# Stored data:

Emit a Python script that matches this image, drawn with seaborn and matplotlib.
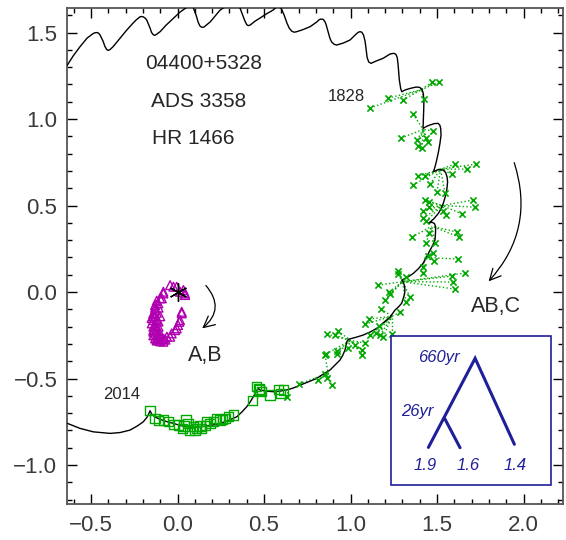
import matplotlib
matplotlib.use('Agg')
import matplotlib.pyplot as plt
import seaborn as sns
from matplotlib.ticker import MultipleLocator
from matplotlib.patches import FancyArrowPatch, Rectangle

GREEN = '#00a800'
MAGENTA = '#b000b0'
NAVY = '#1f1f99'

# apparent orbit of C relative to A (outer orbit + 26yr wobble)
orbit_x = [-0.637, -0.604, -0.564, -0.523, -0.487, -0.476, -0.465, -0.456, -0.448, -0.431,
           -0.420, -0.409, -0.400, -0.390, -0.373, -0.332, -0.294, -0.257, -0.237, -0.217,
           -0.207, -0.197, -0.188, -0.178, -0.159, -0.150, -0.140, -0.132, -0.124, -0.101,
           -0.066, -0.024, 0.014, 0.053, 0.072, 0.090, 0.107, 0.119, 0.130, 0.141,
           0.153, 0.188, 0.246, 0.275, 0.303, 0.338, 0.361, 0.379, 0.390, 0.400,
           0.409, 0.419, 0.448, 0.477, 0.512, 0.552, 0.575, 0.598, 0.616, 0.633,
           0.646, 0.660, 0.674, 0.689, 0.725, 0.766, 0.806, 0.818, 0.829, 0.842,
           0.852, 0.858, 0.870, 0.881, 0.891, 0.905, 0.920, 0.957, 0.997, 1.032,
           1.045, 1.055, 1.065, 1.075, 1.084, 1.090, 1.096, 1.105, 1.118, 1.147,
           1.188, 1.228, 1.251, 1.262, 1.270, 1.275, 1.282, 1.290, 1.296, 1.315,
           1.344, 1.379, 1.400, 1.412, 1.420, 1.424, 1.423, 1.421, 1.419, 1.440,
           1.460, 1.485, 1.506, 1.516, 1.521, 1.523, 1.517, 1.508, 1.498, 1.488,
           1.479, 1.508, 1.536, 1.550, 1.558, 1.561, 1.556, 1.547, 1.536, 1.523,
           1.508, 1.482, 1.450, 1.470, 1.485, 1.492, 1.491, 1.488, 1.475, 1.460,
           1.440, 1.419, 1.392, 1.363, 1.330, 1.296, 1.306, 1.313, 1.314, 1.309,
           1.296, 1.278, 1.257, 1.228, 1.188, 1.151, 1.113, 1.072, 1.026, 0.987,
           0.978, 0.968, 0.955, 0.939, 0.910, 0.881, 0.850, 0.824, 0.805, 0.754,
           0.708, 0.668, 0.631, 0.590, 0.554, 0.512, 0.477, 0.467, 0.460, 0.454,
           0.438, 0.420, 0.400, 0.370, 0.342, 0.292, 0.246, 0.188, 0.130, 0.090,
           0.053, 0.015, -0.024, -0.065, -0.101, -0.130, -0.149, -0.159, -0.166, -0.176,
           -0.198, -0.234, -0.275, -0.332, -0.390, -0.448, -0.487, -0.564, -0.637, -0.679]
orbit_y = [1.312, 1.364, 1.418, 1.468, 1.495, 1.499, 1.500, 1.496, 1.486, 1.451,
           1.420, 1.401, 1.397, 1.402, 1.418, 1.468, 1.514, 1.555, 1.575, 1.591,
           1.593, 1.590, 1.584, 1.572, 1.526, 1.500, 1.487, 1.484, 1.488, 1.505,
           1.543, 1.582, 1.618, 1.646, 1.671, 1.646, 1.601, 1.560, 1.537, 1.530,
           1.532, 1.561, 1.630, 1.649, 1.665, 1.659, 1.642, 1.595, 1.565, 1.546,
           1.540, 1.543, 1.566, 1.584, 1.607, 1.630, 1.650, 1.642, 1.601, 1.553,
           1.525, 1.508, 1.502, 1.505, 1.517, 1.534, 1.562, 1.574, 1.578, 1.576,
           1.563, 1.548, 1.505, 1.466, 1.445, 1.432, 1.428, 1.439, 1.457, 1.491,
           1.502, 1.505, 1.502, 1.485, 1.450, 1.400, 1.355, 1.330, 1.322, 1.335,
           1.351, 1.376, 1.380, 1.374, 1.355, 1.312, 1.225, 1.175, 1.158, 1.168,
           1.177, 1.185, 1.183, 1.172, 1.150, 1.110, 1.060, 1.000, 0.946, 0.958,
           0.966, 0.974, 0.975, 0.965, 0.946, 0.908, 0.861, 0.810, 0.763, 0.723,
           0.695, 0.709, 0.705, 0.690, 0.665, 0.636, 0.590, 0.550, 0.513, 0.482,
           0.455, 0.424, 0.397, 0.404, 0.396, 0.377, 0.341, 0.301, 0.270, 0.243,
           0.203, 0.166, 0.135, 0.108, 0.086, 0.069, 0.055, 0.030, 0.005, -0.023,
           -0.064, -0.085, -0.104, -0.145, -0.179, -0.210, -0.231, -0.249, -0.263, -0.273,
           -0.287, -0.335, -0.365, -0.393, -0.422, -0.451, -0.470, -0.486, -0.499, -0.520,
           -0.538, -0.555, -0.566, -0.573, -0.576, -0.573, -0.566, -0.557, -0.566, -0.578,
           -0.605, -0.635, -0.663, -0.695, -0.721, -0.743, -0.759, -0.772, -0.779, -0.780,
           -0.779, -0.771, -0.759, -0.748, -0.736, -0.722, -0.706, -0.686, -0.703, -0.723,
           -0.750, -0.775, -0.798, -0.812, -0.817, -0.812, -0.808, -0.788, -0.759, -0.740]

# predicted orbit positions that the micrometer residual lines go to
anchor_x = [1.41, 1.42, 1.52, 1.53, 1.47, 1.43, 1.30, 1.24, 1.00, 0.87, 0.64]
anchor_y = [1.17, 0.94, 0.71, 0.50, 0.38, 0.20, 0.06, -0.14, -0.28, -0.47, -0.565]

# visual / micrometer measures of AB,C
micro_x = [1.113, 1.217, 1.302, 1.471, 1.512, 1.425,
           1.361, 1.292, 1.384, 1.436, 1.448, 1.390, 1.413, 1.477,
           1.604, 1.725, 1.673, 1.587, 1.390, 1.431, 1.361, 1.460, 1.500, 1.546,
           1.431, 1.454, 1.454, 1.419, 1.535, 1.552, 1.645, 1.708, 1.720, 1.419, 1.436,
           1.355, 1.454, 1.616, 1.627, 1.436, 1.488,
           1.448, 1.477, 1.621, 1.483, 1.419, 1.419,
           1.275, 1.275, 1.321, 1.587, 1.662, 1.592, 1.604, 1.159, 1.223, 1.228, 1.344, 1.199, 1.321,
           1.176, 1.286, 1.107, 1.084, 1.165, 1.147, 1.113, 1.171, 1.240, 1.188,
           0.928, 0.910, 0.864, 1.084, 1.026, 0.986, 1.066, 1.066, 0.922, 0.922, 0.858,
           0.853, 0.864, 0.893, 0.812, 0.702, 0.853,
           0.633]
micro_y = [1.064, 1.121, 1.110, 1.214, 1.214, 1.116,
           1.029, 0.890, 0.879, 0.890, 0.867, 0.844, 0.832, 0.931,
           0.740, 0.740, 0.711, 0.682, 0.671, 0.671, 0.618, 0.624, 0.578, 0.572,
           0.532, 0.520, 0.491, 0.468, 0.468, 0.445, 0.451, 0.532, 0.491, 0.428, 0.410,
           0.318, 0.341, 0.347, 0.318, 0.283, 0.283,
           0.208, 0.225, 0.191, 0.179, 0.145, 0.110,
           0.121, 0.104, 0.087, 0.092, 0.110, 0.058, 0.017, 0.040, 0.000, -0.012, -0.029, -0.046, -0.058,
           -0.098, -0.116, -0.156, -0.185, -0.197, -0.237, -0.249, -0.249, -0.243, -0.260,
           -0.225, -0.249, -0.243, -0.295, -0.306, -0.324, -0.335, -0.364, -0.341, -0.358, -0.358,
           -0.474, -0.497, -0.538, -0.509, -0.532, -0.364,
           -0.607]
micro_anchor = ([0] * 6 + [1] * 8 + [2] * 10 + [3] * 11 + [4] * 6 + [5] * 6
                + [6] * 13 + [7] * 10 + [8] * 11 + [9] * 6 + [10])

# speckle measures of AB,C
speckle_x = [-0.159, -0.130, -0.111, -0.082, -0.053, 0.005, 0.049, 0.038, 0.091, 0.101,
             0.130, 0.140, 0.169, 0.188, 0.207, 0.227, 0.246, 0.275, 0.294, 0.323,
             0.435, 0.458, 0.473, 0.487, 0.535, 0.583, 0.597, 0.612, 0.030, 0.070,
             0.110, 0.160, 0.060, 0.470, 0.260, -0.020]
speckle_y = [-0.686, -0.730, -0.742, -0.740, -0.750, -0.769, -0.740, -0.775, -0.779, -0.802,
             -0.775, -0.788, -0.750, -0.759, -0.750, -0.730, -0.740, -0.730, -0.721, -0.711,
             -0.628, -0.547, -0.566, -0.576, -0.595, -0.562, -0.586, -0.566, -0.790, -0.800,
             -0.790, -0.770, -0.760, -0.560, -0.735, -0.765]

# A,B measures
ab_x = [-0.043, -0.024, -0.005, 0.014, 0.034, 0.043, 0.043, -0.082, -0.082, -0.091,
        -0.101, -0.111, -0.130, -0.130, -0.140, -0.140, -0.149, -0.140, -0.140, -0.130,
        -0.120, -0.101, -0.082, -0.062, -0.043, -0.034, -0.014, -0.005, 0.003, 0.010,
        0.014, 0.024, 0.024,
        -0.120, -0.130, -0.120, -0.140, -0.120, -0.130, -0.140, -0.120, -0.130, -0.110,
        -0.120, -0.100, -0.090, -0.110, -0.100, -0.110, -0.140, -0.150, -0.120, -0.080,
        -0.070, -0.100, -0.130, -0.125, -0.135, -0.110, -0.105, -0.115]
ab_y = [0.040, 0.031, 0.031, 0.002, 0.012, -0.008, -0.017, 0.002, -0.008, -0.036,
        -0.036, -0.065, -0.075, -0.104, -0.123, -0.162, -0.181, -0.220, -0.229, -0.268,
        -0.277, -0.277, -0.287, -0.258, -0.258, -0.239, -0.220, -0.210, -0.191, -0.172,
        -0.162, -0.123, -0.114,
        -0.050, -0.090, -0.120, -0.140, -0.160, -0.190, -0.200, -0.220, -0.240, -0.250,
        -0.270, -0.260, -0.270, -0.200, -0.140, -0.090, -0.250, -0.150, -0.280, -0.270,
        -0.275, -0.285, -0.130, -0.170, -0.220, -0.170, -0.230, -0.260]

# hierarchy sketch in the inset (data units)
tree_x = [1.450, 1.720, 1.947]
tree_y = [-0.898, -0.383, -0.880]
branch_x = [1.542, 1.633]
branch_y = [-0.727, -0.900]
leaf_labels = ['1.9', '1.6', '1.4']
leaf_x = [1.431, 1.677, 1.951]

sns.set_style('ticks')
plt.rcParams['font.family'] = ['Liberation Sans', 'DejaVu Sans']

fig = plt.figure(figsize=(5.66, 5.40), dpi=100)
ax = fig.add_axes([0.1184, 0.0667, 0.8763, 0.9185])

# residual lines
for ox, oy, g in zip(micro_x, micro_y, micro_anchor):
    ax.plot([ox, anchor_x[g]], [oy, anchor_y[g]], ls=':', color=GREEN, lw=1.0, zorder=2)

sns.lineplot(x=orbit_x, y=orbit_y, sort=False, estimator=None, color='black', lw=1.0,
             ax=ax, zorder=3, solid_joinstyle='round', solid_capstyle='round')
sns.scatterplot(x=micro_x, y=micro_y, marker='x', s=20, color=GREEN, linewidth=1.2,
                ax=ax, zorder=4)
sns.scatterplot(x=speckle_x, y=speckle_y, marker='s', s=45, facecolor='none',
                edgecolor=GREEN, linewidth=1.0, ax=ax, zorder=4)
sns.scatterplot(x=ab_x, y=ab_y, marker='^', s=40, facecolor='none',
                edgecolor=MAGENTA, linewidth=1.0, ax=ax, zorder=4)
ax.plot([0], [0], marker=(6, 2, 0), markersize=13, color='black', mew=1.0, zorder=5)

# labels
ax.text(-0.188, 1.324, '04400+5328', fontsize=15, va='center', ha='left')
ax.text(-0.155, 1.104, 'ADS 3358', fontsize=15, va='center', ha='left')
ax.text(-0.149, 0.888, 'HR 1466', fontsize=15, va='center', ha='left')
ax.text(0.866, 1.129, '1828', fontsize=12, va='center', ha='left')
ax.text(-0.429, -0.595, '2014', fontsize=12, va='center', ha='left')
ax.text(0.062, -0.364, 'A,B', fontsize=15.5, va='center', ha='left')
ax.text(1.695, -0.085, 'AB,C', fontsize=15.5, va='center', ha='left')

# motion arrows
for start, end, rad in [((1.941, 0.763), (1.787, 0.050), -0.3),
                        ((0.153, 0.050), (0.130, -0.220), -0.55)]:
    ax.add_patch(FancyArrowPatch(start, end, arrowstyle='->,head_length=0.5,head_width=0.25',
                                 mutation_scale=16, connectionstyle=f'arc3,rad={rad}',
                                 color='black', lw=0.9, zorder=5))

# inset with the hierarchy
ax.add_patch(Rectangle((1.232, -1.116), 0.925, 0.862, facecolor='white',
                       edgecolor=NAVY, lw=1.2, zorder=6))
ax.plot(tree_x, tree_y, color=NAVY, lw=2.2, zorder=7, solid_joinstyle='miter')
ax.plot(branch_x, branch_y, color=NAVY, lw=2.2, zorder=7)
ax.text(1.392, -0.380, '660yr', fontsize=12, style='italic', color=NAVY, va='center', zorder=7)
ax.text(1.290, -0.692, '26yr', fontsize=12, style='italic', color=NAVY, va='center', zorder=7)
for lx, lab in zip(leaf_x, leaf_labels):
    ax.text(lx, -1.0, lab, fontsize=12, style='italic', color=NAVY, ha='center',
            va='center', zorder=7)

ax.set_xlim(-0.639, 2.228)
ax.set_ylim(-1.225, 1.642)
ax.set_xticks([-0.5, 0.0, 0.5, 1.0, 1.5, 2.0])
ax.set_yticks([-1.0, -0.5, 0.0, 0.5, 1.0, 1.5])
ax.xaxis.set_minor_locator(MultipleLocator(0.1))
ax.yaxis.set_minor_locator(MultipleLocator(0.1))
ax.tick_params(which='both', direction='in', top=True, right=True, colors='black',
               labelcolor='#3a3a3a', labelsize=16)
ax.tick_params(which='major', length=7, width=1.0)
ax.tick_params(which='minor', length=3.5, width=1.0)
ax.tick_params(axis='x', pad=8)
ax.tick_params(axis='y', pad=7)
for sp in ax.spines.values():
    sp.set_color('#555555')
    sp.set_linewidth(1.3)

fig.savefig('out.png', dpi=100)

# Work required:
Exactly as they appear, print the lines of the listing above from its first line through the line that contains "NAVY = '#1f1f99'", minus the pictures.

# Full output:
Emit a Python script that matches this image, drawn with seaborn and matplotlib.
import matplotlib
matplotlib.use('Agg')
import matplotlib.pyplot as plt
import seaborn as sns
from matplotlib.ticker import MultipleLocator
from matplotlib.patches import FancyArrowPatch, Rectangle

GREEN = '#00a800'
MAGENTA = '#b000b0'
NAVY = '#1f1f99'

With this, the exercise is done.